----- Dataset content -----

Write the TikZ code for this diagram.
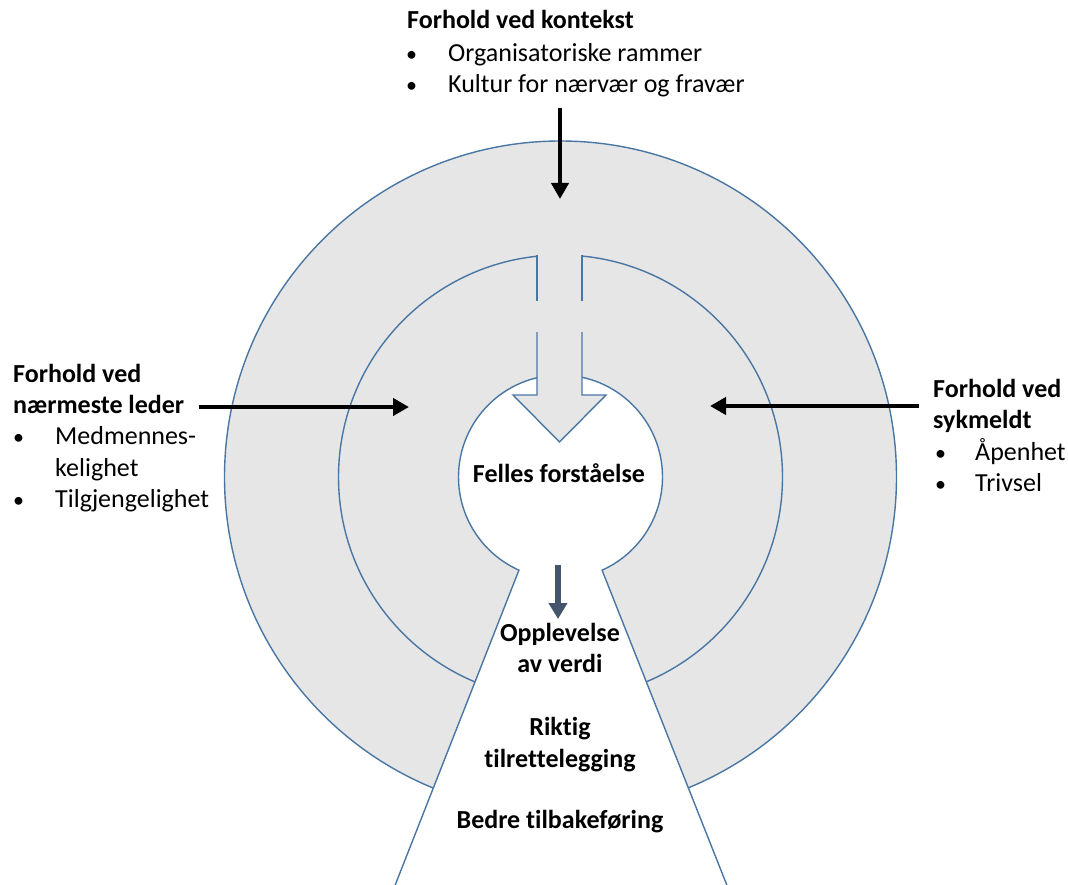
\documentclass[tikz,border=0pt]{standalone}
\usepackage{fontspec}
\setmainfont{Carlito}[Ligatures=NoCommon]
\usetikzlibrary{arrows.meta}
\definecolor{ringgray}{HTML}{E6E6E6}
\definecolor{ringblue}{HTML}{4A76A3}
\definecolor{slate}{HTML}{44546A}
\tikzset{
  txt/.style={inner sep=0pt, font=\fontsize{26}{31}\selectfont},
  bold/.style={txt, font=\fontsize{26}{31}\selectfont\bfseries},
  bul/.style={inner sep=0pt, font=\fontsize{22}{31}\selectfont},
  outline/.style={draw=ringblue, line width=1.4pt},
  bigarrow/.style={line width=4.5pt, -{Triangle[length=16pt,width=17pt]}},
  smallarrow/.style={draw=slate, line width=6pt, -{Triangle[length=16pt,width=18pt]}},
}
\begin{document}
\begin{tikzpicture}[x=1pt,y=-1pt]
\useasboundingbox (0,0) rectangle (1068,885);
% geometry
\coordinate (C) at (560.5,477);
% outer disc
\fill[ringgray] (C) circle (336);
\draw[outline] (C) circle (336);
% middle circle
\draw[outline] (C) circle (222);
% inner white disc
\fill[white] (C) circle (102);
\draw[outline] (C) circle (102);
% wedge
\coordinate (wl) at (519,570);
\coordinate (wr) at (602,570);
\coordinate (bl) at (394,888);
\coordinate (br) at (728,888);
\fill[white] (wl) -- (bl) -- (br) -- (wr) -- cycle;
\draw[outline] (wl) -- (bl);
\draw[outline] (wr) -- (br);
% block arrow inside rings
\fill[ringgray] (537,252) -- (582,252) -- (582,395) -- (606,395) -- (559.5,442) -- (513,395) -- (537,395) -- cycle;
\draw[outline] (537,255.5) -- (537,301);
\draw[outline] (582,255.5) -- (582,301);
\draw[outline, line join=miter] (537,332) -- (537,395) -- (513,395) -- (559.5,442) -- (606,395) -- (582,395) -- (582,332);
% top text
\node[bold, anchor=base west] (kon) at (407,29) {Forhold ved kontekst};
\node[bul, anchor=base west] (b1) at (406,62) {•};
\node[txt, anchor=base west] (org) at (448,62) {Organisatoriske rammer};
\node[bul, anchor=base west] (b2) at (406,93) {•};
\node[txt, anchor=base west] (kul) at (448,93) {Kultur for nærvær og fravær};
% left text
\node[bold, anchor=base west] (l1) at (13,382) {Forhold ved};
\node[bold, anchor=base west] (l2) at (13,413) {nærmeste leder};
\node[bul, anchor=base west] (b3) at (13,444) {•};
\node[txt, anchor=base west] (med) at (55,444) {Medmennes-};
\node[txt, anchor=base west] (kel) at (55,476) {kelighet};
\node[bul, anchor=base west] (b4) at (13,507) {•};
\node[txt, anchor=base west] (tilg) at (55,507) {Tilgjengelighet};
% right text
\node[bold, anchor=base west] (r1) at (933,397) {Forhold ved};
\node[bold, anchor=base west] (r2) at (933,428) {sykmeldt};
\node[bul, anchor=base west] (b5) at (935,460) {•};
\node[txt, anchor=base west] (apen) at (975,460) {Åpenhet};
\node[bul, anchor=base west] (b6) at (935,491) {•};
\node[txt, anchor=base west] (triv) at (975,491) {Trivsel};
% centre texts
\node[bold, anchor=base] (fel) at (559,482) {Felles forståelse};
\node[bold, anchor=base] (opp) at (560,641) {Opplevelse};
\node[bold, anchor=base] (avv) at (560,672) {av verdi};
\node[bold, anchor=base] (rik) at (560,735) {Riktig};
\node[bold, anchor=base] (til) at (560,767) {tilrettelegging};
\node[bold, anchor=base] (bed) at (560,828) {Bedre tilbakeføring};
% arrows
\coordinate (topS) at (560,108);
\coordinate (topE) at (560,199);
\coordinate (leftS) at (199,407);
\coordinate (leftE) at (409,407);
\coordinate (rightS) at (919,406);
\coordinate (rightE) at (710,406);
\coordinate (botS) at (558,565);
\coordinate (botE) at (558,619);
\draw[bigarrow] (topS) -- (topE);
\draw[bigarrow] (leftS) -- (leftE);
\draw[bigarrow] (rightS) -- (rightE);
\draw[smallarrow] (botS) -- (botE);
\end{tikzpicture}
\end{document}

-----

What this task involves: Reproduce every line exactly and omit all pictures.

Solution to the exercise:
Write the TikZ code for this diagram.
\documentclass[tikz,border=0pt]{standalone}
\usepackage{fontspec}
\setmainfont{Carlito}[Ligatures=NoCommon]
\usetikzlibrary{arrows.meta}
\definecolor{ringgray}{HTML}{E6E6E6}
\definecolor{ringblue}{HTML}{4A76A3}
\definecolor{slate}{HTML}{44546A}
\tikzset{
  txt/.style={inner sep=0pt, font=\fontsize{26}{31}\selectfont},
  bold/.style={txt, font=\fontsize{26}{31}\selectfont\bfseries},
  bul/.style={inner sep=0pt, font=\fontsize{22}{31}\selectfont},
  outline/.style={draw=ringblue, line width=1.4pt},
  bigarrow/.style={line width=4.5pt, -{Triangle[length=16pt,width=17pt]}},
  smallarrow/.style={draw=slate, line width=6pt, -{Triangle[length=16pt,width=18pt]}},
}
\begin{document}
\begin{tikzpicture}[x=1pt,y=-1pt]
\useasboundingbox (0,0) rectangle (1068,885);
% geometry
\coordinate (C) at (560.5,477);
% outer disc
\fill[ringgray] (C) circle (336);
\draw[outline] (C) circle (336);
% middle circle
\draw[outline] (C) circle (222);
% inner white disc
\fill[white] (C) circle (102);
\draw[outline] (C) circle (102);
% wedge
\coordinate (wl) at (519,570);
\coordinate (wr) at (602,570);
\coordinate (bl) at (394,888);
\coordinate (br) at (728,888);
\fill[white] (wl) -- (bl) -- (br) -- (wr) -- cycle;
\draw[outline] (wl) -- (bl);
\draw[outline] (wr) -- (br);
% block arrow inside rings
\fill[ringgray] (537,252) -- (582,252) -- (582,395) -- (606,395) -- (559.5,442) -- (513,395) -- (537,395) -- cycle;
\draw[outline] (537,255.5) -- (537,301);
\draw[outline] (582,255.5) -- (582,301);
\draw[outline, line join=miter] (537,332) -- (537,395) -- (513,395) -- (559.5,442) -- (606,395) -- (582,395) -- (582,332);
% top text
\node[bold, anchor=base west] (kon) at (407,29) {Forhold ved kontekst};
\node[bul, anchor=base west] (b1) at (406,62) {•};
\node[txt, anchor=base west] (org) at (448,62) {Organisatoriske rammer};
\node[bul, anchor=base west] (b2) at (406,93) {•};
\node[txt, anchor=base west] (kul) at (448,93) {Kultur for nærvær og fravær};
% left text
\node[bold, anchor=base west] (l1) at (13,382) {Forhold ved};
\node[bold, anchor=base west] (l2) at (13,413) {nærmeste leder};
\node[bul, anchor=base west] (b3) at (13,444) {•};
\node[txt, anchor=base west] (med) at (55,444) {Medmennes-};
\node[txt, anchor=base west] (kel) at (55,476) {kelighet};
\node[bul, anchor=base west] (b4) at (13,507) {•};
\node[txt, anchor=base west] (tilg) at (55,507) {Tilgjengelighet};
% right text
\node[bold, anchor=base west] (r1) at (933,397) {Forhold ved};
\node[bold, anchor=base west] (r2) at (933,428) {sykmeldt};
\node[bul, anchor=base west] (b5) at (935,460) {•};
\node[txt, anchor=base west] (apen) at (975,460) {Åpenhet};
\node[bul, anchor=base west] (b6) at (935,491) {•};
\node[txt, anchor=base west] (triv) at (975,491) {Trivsel};
% centre texts
\node[bold, anchor=base] (fel) at (559,482) {Felles forståelse};
\node[bold, anchor=base] (opp) at (560,641) {Opplevelse};
\node[bold, anchor=base] (avv) at (560,672) {av verdi};
\node[bold, anchor=base] (rik) at (560,735) {Riktig};
\node[bold, anchor=base] (til) at (560,767) {tilrettelegging};
\node[bold, anchor=base] (bed) at (560,828) {Bedre tilbakeføring};
% arrows
\coordinate (topS) at (560,108);
\coordinate (topE) at (560,199);
\coordinate (leftS) at (199,407);
\coordinate (leftE) at (409,407);
\coordinate (rightS) at (919,406);
\coordinate (rightE) at (710,406);
\coordinate (botS) at (558,565);
\coordinate (botE) at (558,619);
\draw[bigarrow] (topS) -- (topE);
\draw[bigarrow] (leftS) -- (leftE);
\draw[bigarrow] (rightS) -- (rightE);
\draw[smallarrow] (botS) -- (botE);
\end{tikzpicture}
\end{document}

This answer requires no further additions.